Successful doubles teams don’t wait to see what might happen, they make things happen. One of the best ways to do this is with an aggressive style of play -- controlling the net. This style of play doesn’t mean you have to hit hard to win, it simply means you must recognize and take the opportunity to attack the net and put pressure on your opponents. The more you do drills that require you to attack and control the net, the more confident you’ll become at the net -- and the more trophies you’ll win.
In addition to playing weekly practice matches, do net-attacking drills at least once each week.
Practice charging the net and putting pressure on your opponents with the rush-and-crush drill. You will need four players for this drill.
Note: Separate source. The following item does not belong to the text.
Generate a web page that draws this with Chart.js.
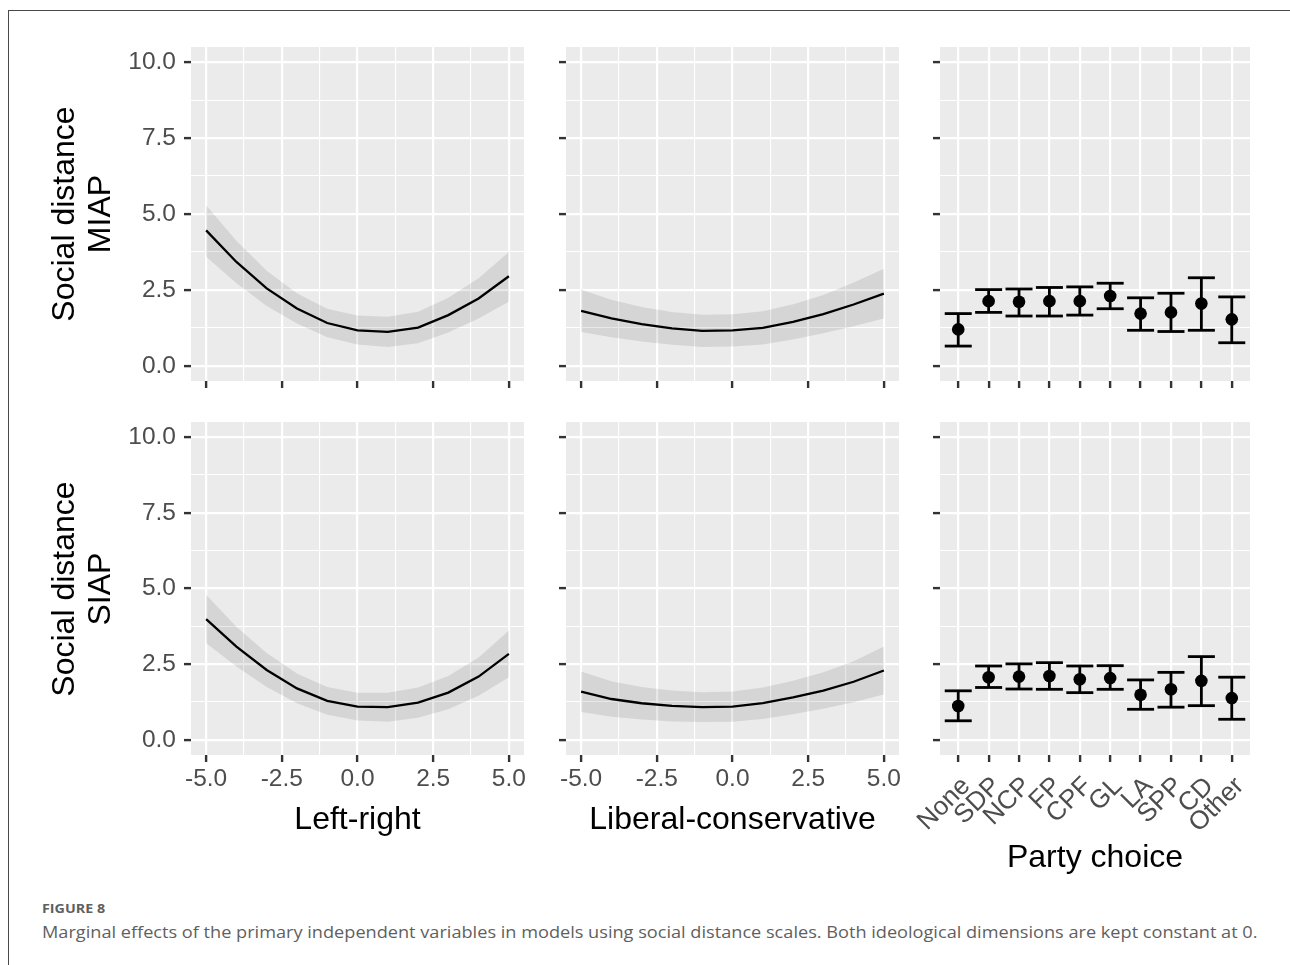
<!DOCTYPE html>
<html>
<head>
<meta charset="utf-8">
<script src="https://cdn.jsdelivr.net/npm/chart.js@4.4.1/dist/chart.umd.min.js"></script>
<style>
  html, body { margin: 0; padding: 0; background: #ffffff; }
  body { position: relative; width: 1290px; height: 965px; overflow: hidden; font-family: 'Liberation Sans', Arial, Helvetica, sans-serif; }
  .panel { position: absolute; }
  .panel canvas { display: block; }
  .xtitle { position: absolute; color: #000; font-size: 32px; line-height: 32px; white-space: nowrap; text-align: center; }
  .ytitle { position: absolute; color: #000; font-size: 32px; line-height: 36px; white-space: nowrap; text-align: center; width: 320px; height: 72px; transform: rotate(-90deg); transform-origin: 50% 50%; }
  .frame-top { position: absolute; left: 8px; top: 10px; width: 1282px; height: 1px; background: #4a4a4a; }
  .frame-left { position: absolute; left: 8px; top: 10px; width: 1px; height: 955px; background: #4a4a4a; }
  .figlabel { position: absolute; left: 42px; top: 899px; font-family: 'Open Sans', 'Noto Sans', sans-serif; font-weight: 700; font-size: 13px; color: #5f5f5f; white-space: nowrap; transform-origin: 0 50%; transform: scaleX(1.1); }
  .caption { position: absolute; left: 42px; top: 920px; font-family: 'Open Sans', 'Noto Sans', sans-serif; font-size: 16.4px; color: #5f5f5f; white-space: nowrap; transform-origin: 0 50%; transform: scaleX(1.107); }
</style>
</head>
<body>
<div class="frame-top"></div>
<div class="frame-left"></div>

<script>
// ---------------- DATA ----------------
const ideologyX = [-5, -4, -3, -2, -1, 0, 1, 2, 3, 4, 5];

// Left-right, MIAP
const lrMiapEst  = [4.46, 3.42, 2.55, 1.89, 1.41, 1.17, 1.12, 1.26, 1.67, 2.22, 2.95];
const lrMiapHigh = [5.29, 4.12, 3.13, 2.39, 1.88, 1.66, 1.62, 1.78, 2.24, 2.88, 3.75];
const lrMiapLow  = [3.59, 2.72, 1.97, 1.39, 0.94, 0.70, 0.62, 0.74, 1.10, 1.56, 2.11];

// Liberal-conservative, MIAP
const lcMiapEst  = [1.81, 1.56, 1.37, 1.23, 1.15, 1.17, 1.25, 1.45, 1.70, 2.02, 2.38];
const lcMiapHigh = [2.51, 2.18, 1.94, 1.77, 1.68, 1.70, 1.80, 2.03, 2.33, 2.74, 3.20];
const lcMiapLow  = [1.11, 0.94, 0.80, 0.69, 0.62, 0.64, 0.70, 0.87, 1.07, 1.30, 1.56];

// Left-right, SIAP
const lrSiapEst  = [3.99, 3.08, 2.31, 1.70, 1.29, 1.10, 1.08, 1.23, 1.56, 2.09, 2.84];
const lrSiapHigh = [4.79, 3.74, 2.87, 2.19, 1.75, 1.56, 1.56, 1.73, 2.11, 2.72, 3.61];
const lrSiapLow  = [3.19, 2.42, 1.75, 1.21, 0.83, 0.64, 0.60, 0.73, 1.01, 1.46, 2.07];

// Liberal-conservative, SIAP
const lcSiapEst  = [1.59, 1.35, 1.21, 1.12, 1.08, 1.10, 1.21, 1.40, 1.63, 1.92, 2.29];
const lcSiapHigh = [2.26, 1.94, 1.75, 1.63, 1.57, 1.60, 1.73, 1.95, 2.23, 2.60, 3.08];
const lcSiapLow  = [0.92, 0.76, 0.67, 0.61, 0.59, 0.60, 0.69, 0.85, 1.03, 1.24, 1.50];

// Party choice
const parties = ['None', 'SDP', 'NCP', 'FP', 'CPF', 'GL', 'LA', 'SPP', 'CD', 'Other'];
const partyMiapEst  = [1.20, 2.13, 2.11, 2.13, 2.13, 2.30, 1.72, 1.76, 2.05, 1.53];
const partyMiapLow  = [0.65, 1.76, 1.64, 1.64, 1.67, 1.88, 1.17, 1.13, 1.17, 0.76];
const partyMiapHigh = [1.72, 2.51, 2.53, 2.58, 2.60, 2.72, 2.24, 2.39, 2.90, 2.27];
const partySiapEst  = [1.12, 2.07, 2.09, 2.11, 2.00, 2.04, 1.49, 1.67, 1.95, 1.38];
const partySiapLow  = [0.63, 1.73, 1.68, 1.67, 1.56, 1.67, 1.01, 1.08, 1.13, 0.68];
const partySiapHigh = [1.62, 2.44, 2.51, 2.55, 2.44, 2.45, 1.98, 2.23, 2.75, 2.07];

// Tick values and labels
const xTickValues  = [-5, -2.5, 0, 2.5, 5];
const xTickLabels  = ['-5.0', '-2.5', '0.0', '2.5', '5.0'];
const xMinorValues = [-3.75, -1.25, 1.25, 3.75];
const yTickValues  = [0, 2.5, 5, 7.5, 10];
const yTickLabels  = ['0.0', '2.5', '5.0', '7.5', '10.0'];
const yMinorValues = [1.25, 3.75, 6.25, 8.75];

// Titles
const rowTitles = [['Social distance', 'MIAP'], ['Social distance', 'SIAP']];
const colTitles = ['Left-right', 'Liberal-conservative', 'Party choice'];
const figureLabel = 'FIGURE 8';
const figureCaption = 'Marginal effects of the primary independent variables in models using social distance scales. Both ideological dimensions are kept constant at 0.';

// ---------------- STYLE / HELPERS ----------------
const FONT = "'Liberation Sans', Arial, Helvetica, sans-serif";
const PANEL_BG = '#ebebeb';
const TICK_COLOR = '#333333';
const LABEL_COLOR = '#4d4d4d';

const panelBg = {
  id: 'panelBg',
  beforeDraw(chart) {
    const a = chart.chartArea;
    const ctx = chart.ctx;
    ctx.save();
    ctx.fillStyle = PANEL_BG;
    ctx.fillRect(a.left, a.top, a.right - a.left, a.bottom - a.top);
    ctx.restore();
  }
};

function near(a, b) { return Math.abs(a - b) < 1e-9; }

function axisCfg(o) {
  const all = o.major.concat(o.minor).sort((a, b) => a - b);
  const isMajor = v => o.major.some(m => near(m, v));
  return {
    type: 'linear',
    min: o.min, max: o.max,
    afterBuildTicks: s => { s.ticks = all.map(v => ({ value: v })); },
    afterFit: s => { if (o.width != null) s.width = o.width; if (o.height != null) s.height = o.height; },
    border: { display: false },
    grid: {
      color: '#ffffff',
      lineWidth: c => (c.tick && isMajor(c.tick.value)) ? 2.2 : 1.1,
      drawTicks: true,
      tickLength: 7,
      tickColor: c => (c.tick && isMajor(c.tick.value)) ? TICK_COLOR : 'rgba(0,0,0,0)',
      tickWidth: c => (c.tick && isMajor(c.tick.value)) ? 2.4 : 1
    },
    ticks: {
      display: o.showLabels,
      autoSkip: false,
      padding: o.pad,
      labelOffset: o.labelOffset || 0,
      color: LABEL_COLOR,
      font: { family: FONT, size: o.fontSize || 24.5 },
      minRotation: o.rotate || 0,
      maxRotation: o.rotate || 0,
      callback: (v) => {
        const i = o.major.findIndex(m => near(m, v));
        return i >= 0 ? o.labels[i] : '';
      }
    }
  };
}

function curveDatasets(est, lo, hi) {
  const pts = arr => ideologyX.map((x, i) => ({ x: x, y: arr[i] }));
  return [
    { data: pts(hi), borderWidth: 0, borderColor: 'rgba(0,0,0,0)', pointRadius: 0, fill: false, tension: 0 },
    { data: pts(lo), borderWidth: 0, borderColor: 'rgba(0,0,0,0)', pointRadius: 0, fill: '-1', backgroundColor: 'rgba(0,0,0,0.09)', tension: 0 },
    { data: pts(est), borderWidth: 2.3, borderColor: '#000000', pointRadius: 0, fill: false, tension: 0 }
  ];
}

function partyDatasets(est, lo, hi) {
  const bars = [];
  parties.forEach((p, i) => {
    bars.push({ x: i + 1, y: lo[i] }, { x: i + 1, y: hi[i] }, { x: i + 1, y: null });
  });
  return [
    { data: bars, showLine: true, spanGaps: false, borderColor: '#000000', borderWidth: 2.8,
      pointStyle: 'line', pointRadius: 13.5, pointBorderWidth: 2.8, pointBorderColor: '#000000', pointBackgroundColor: '#000000', fill: false },
    { data: est.map((v, i) => ({ x: i + 1, y: v })), showLine: false,
      pointStyle: 'circle', pointRadius: 6.3, pointBorderWidth: 0, pointBackgroundColor: '#000000', pointBorderColor: '#000000', fill: false }
  ];
}

// ---------------- PANELS ----------------
const panels = [
  { area: [191, 47, 524, 381], yLabels: true,  xMode: 'none',  ds: curveDatasets(lrMiapEst, lrMiapLow, lrMiapHigh) },
  { area: [566, 47, 899, 381], yLabels: false, xMode: 'none',  ds: curveDatasets(lcMiapEst, lcMiapLow, lcMiapHigh) },
  { area: [940, 47, 1250, 381], yLabels: false, xMode: 'noneParty', ds: partyDatasets(partyMiapEst, partyMiapLow, partyMiapHigh) },
  { area: [191, 422, 524, 755], yLabels: true,  xMode: 'num',   ds: curveDatasets(lrSiapEst, lrSiapLow, lrSiapHigh) },
  { area: [566, 422, 899, 755], yLabels: false, xMode: 'num',   ds: curveDatasets(lcSiapEst, lcSiapLow, lcSiapHigh) },
  { area: [940, 422, 1250, 755], yLabels: false, xMode: 'party', ds: partyDatasets(partySiapEst, partySiapLow, partySiapHigh) }
];

panels.forEach(p => {
  const [l, t, r, b] = p.area;
  const isParty = p.xMode === 'party' || p.xMode === 'noneParty';
  const Wy = p.yLabels ? 100 : 12;
  const padL = isParty ? 50 : 0;
  const T = 30, R = 30;
  const Hx = p.xMode === 'num' ? 50 : (p.xMode === 'party' ? 110 : 30);
  const cw = padL + Wy + (r - l) + R;
  const ch = T + (b - t) + Hx;

  const div = document.createElement('div');
  div.className = 'panel';
  div.style.left = (l - Wy - padL) + 'px';
  div.style.top = (t - T) + 'px';
  div.style.width = cw + 'px';
  div.style.height = ch + 'px';
  const cv = document.createElement('canvas');
  cv.width = cw; cv.height = ch;
  cv.style.width = cw + 'px'; cv.style.height = ch + 'px';
  div.appendChild(cv);
  document.body.appendChild(div);

  const xScale = isParty
    ? axisCfg({ min: 0.4, max: 10.6, major: parties.map((q, i) => i + 1), minor: [], labels: parties,
                showLabels: p.xMode === 'party', rotate: 45, pad: 9, labelOffset: 8, fontSize: 26, height: Hx })
    : axisCfg({ min: -5.5, max: 5.5, major: xTickValues, minor: xMinorValues, labels: xTickLabels,
                showLabels: p.xMode === 'num', pad: 3, height: Hx });
  const yScale = axisCfg({ min: -0.5, max: 10.5, major: yTickValues, minor: yMinorValues, labels: yTickLabels,
                           showLabels: p.yLabels, pad: 8, width: Wy });

  new Chart(cv, {
    type: 'line',
    data: { datasets: p.ds },
    options: {
      responsive: false,
      animation: false,
      devicePixelRatio: 1,
      events: [],
      layout: { padding: { left: padL, top: T, right: R, bottom: 0 } },
      plugins: { legend: { display: false }, tooltip: { enabled: false }, title: { display: false } },
      scales: { x: xScale, y: yScale }
    },
    plugins: [panelBg]
  });
});

// ---------------- TEXT ----------------
function addDiv(cls, text, css) {
  const d = document.createElement('div');
  d.className = cls;
  if (Array.isArray(text)) {
    text.forEach((line, i) => { if (i) d.appendChild(document.createElement('br')); d.appendChild(document.createTextNode(line)); });
  } else d.textContent = text;
  Object.assign(d.style, css);
  document.body.appendChild(d);
  return d;
}

// Row (y) titles, centred at given points
[[81, 214], [81, 589]].forEach((c, i) => {
  addDiv('ytitle', rowTitles[i], { left: (c[0] - 160) + 'px', top: (c[1] - 36) + 'px' });
});
// Column (x) titles
[[357.5, 802], [732.5, 802], [1095, 840]].forEach((c, i) => {
  addDiv('xtitle', colTitles[i], { left: (c[0] - 200) + 'px', top: c[1] + 'px', width: '400px' });
});
addDiv('figlabel', figureLabel, {});
addDiv('caption', figureCaption, {});
</script>
</body>
</html>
Pair up into two teams. Start with the teams standing on opposite baselines. You put the first ball in play with a ground stroke and immediately you and your partner rush to the net to play out the point. After the point is over, you and your partner return to the baseline. Your partner then starts the next point and again, you and your partner rush to the net to play out the point. Continue playing points, alternating the start of each point between you and your partner. After 10 points, have your opponents start the ball in play.
Improve your confidence in attacking and playing at the net with the no-bounce-doubles drill. Start with each team in the classic doubles formation -- one team member up near the net and the other team member at the baseline ready to serve or receive. Play a set of doubles with two exceptions: the serve is the only ball that can bounce and lobs are not allowed. You'll serve first with an overhead serve and immediately run toward the net. The receiver returns the serve and also runs to the net. With all four players at the net, play the point out -- remember, you can't let the ball bounce and you can't lob. When the point is over, players reposition themselves for the next point. Continue playing in this manner until the set is over.
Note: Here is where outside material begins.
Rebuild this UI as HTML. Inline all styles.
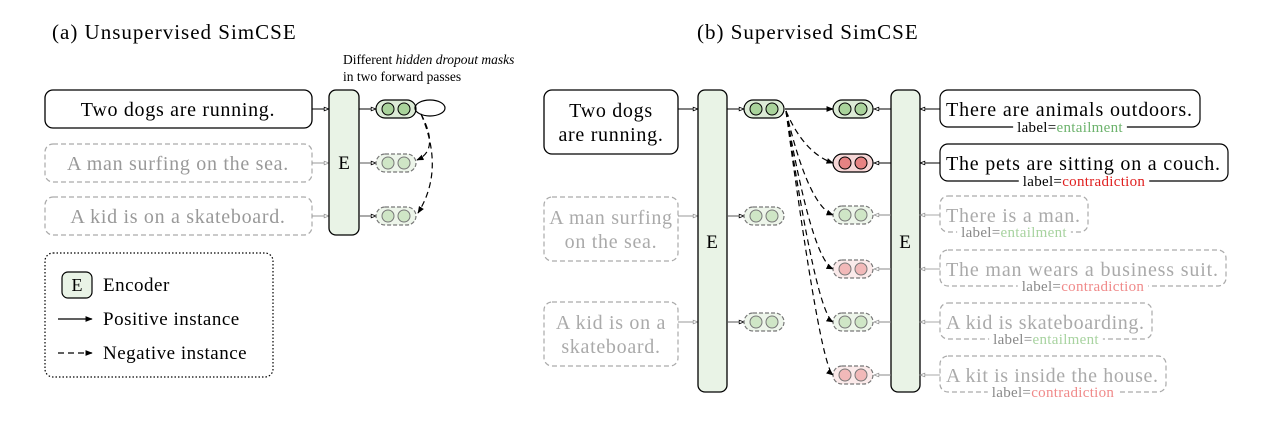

Work on your transition game from the baseline to the net with the defensive-offensive drill. The goal is to move from a defensive to an offensive position when the ball lands short on your half of the court. The ball is considered short if it lands inside one of the service boxes. Each team starts on their baseline. You start the first point by hitting a ground stroke to your opponents. During the rally both teams must stay back until the ball lands short. When a team hits a short ball, the team whose side it landed on must hit an approach shot and move toward the net while the other team remains at the baseline. The point is played out, everyone returns to the baseline and your opponents start the next point. Alternate the start of each point between teams. Keep track of the points, and the first team to reach 10 wins.
- In addition to playing weekly practice matches, do net-attacking drills at least once each week.